> _Aim_
Starting at the first line of the listing below, retype each line up to and including the one that contains "42, 43, 44]". Leave pictures out.

-*-

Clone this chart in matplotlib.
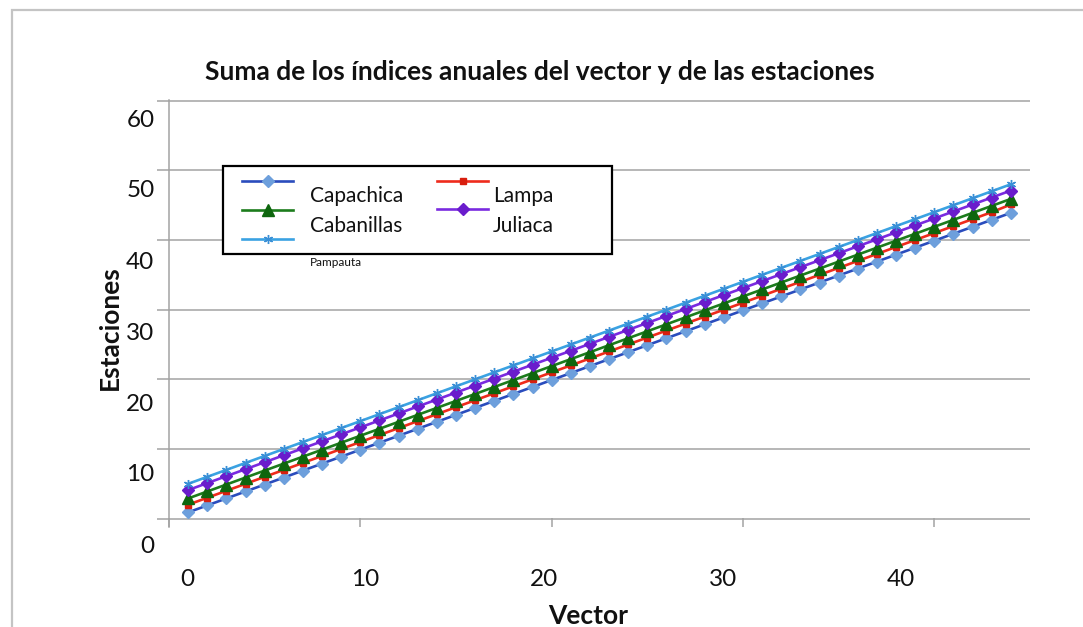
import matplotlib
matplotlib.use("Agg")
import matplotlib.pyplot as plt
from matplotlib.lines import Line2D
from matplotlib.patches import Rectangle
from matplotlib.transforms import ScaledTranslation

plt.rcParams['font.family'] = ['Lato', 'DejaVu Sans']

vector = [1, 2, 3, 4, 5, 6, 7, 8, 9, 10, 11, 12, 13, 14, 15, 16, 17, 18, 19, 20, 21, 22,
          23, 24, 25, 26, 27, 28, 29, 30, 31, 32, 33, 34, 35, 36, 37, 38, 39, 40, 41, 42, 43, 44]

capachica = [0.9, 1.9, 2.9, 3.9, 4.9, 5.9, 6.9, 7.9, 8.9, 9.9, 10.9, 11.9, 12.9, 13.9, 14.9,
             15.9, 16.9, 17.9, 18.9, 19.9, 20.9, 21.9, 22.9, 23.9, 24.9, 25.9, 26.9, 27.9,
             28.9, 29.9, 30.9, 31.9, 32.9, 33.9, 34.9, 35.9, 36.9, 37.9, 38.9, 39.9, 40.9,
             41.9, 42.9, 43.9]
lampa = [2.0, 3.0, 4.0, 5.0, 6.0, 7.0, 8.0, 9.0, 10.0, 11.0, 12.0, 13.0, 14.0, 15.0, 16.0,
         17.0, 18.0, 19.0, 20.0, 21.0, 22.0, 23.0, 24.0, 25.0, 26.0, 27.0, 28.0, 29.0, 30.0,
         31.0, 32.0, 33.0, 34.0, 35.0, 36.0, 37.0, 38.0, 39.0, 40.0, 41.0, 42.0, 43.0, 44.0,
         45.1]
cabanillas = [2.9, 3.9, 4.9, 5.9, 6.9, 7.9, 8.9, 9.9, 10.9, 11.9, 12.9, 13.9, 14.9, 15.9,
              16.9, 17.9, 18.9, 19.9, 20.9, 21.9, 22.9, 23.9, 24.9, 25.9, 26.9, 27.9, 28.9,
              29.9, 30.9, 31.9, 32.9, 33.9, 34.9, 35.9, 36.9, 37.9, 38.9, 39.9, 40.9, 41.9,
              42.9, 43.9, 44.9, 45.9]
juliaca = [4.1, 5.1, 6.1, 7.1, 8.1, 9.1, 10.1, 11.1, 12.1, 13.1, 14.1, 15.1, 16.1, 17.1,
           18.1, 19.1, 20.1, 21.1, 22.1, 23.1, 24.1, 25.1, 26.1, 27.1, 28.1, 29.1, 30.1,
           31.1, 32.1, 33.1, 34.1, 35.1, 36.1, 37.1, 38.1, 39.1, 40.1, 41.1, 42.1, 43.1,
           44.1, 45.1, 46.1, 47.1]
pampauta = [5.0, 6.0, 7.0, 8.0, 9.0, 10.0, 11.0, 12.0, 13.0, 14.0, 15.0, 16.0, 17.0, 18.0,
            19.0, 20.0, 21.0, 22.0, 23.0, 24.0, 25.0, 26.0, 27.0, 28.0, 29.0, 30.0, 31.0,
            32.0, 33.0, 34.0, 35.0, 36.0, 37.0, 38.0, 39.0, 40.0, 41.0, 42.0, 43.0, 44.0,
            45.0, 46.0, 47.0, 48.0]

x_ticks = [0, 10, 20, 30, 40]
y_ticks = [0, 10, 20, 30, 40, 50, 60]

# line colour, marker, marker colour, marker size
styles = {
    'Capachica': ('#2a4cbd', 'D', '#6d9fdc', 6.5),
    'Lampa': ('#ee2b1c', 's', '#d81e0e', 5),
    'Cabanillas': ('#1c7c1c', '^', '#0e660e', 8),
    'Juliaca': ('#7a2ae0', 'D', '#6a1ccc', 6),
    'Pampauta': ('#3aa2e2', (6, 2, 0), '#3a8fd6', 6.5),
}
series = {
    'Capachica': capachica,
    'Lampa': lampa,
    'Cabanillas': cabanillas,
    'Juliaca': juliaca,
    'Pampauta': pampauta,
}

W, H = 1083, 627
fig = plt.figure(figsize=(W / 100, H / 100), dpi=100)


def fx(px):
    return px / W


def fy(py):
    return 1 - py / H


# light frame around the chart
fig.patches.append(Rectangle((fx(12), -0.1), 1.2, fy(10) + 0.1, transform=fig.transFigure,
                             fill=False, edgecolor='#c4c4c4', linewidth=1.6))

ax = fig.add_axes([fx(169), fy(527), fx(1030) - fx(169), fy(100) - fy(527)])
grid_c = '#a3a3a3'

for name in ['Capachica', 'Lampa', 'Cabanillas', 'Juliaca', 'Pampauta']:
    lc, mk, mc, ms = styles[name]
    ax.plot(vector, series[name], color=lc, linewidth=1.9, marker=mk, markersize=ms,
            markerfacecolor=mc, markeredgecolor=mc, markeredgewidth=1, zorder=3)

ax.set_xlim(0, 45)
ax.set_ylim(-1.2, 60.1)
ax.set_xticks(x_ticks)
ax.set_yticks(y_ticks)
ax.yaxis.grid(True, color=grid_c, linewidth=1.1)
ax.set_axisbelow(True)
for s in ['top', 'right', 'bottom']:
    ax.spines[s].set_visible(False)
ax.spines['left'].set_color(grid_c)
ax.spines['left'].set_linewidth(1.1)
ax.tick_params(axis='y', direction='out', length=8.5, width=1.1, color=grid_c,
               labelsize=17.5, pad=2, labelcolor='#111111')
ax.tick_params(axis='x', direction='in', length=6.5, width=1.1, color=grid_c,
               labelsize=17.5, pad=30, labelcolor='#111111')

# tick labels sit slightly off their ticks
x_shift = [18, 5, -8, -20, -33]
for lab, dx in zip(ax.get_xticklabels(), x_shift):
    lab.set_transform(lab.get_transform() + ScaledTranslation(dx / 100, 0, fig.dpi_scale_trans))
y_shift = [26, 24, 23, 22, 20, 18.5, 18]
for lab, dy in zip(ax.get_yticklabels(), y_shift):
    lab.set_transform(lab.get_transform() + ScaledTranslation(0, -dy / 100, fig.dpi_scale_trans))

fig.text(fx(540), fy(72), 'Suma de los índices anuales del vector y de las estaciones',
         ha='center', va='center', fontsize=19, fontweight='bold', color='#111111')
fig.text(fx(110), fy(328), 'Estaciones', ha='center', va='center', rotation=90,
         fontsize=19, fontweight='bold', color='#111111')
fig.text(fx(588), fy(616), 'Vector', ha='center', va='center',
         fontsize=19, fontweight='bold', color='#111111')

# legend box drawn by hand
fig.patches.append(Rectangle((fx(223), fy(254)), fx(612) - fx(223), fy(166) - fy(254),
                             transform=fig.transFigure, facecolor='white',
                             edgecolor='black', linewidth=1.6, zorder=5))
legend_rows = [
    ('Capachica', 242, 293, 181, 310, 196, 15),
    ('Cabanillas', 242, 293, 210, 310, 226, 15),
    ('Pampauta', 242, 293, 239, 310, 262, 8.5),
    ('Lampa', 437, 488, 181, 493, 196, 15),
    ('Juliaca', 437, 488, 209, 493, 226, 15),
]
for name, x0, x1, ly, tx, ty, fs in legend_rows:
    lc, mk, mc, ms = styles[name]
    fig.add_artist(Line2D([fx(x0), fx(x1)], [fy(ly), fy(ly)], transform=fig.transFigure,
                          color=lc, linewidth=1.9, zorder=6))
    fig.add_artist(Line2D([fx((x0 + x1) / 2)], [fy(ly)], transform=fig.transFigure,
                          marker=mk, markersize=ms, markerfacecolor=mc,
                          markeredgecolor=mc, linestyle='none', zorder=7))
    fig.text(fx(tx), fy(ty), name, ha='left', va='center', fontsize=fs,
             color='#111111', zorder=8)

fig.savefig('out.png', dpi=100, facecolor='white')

-*-

> _Output of the exercise_
Clone this chart in matplotlib.
import matplotlib
matplotlib.use("Agg")
import matplotlib.pyplot as plt
from matplotlib.lines import Line2D
from matplotlib.patches import Rectangle
from matplotlib.transforms import ScaledTranslation

plt.rcParams['font.family'] = ['Lato', 'DejaVu Sans']

vector = [1, 2, 3, 4, 5, 6, 7, 8, 9, 10, 11, 12, 13, 14, 15, 16, 17, 18, 19, 20, 21, 22,
          23, 24, 25, 26, 27, 28, 29, 30, 31, 32, 33, 34, 35, 36, 37, 38, 39, 40, 41, 42, 43, 44]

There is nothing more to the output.